A Walk Among Tombstones (2014)

Movie Info

Movie Info

Director
Frank Scott
Run Time
1 hour and 54 minutes
Rating
R

VP Content Ratings

Violence
1/10
Language
1/10
Sex & Nudity
3/10

Rated R. Running time: 1 hour 54 min.

Our content ratings (0-10): Violence 1; Language 1; Sex/Nudity 3.

Our star rating (0-5): 3

 Hate evil and love good, and establish justice in the gate…

Amos 5:15a

At first Liam Neeson, he with the face that expresses such tough guy vulnerability, seems to have found a film worthy of the talents of the actor who was so effective in Schindler’s List.
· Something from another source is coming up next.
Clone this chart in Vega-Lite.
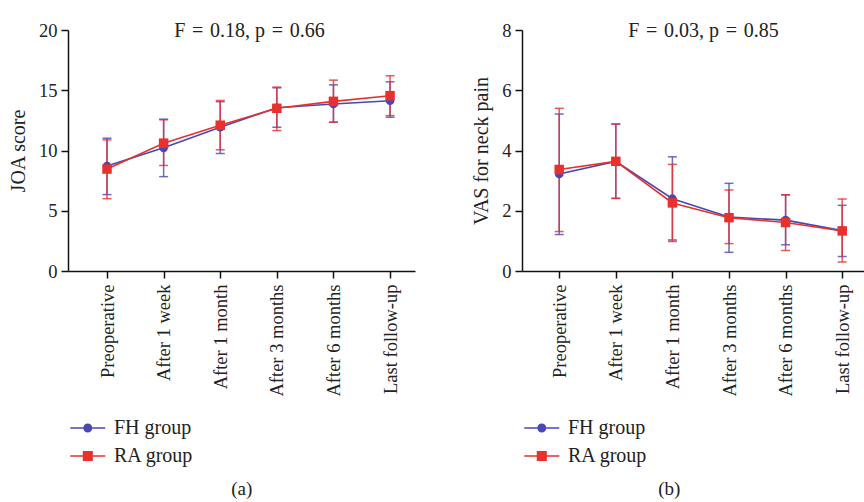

Directed and adapted (from Lawrence Block’s series of novels) by Frank Scott, this thriller about an ex-cop is richer in detail than the Taken series. Were it not for its far too bloody climax, this could have been considered even a spiritual film, its protagonist a firm believer in AA’s 12 Steps.

The story begins in a NYC bar in 1991 where off-duty NYC policeman Matthew Scudder (Neeson) is imbibing his usual cup of coffee interspersed with two shot glasses of whiskey. Suddenly three robbers appear and shoot the bartender. Scudder draws his gun, killing two of the thugs. Chasing after the third, he also shoots and kills him. His sense of triumph drops away when he returns to the tavern and sees a mother crying over the body of her little girl. One of his bullets had hit her rather than the villain.

Jump to eight years later. Scudder is at an A.A. meeting at which he gives his testimony. Outside a fellow alcoholic manages to talk Scudder into meeting his brother, a drug trafficker named Kristo (Dan Stevens). The latter’s wife had been kidnapped, tortured and killed, even though he had paid the ransom. Scudder says that he is an unlicensed P.I. now. “I do favors for people, and they give me gifts,” he explains about his under the table receipts. Kristo offers 20K now and 20K when the killers are caught and brought to him. Like in the old days, Scudder starts pounding the pavement, knocking on doors and, showing his old badge for I.D., questioning witnesses and everyone else whom he can connect with the abduction. At the library, with the help of a homeless black youth named T.J. (Brian (Astro) Bradley) whom he meets, he uncovers on the Internet reports of other women brutally slain—all wives or girlfriends of drug dealers. The killers apparently choose the women of drug dealers because they cannot and will not go to the police. The only women in this tough male film are the victims, some of whom we see bound up and being tormented in brief flashbacks. Only a fool would take a date to see this film!

The film is bleak throughout, but the climax takes it to a low level that will repulse most people I know. Even the voice over of a woman at an AA meeting reading the 12 Steps as the characters engage in vicious struggle to the death cannot save the picture now. At first I thought this was a neat touch, similar to the contrast between the words of the Catholic baptismal service juxtaposed against a series of brutal murders in The Godfather Trilogy, but the blood and gore are too much. Scudder might survive the mayhem physically, but what has happened to his soul in the process? And if we watch too many of these kinds of movies filled with mysoginist perverts what might happen to our own?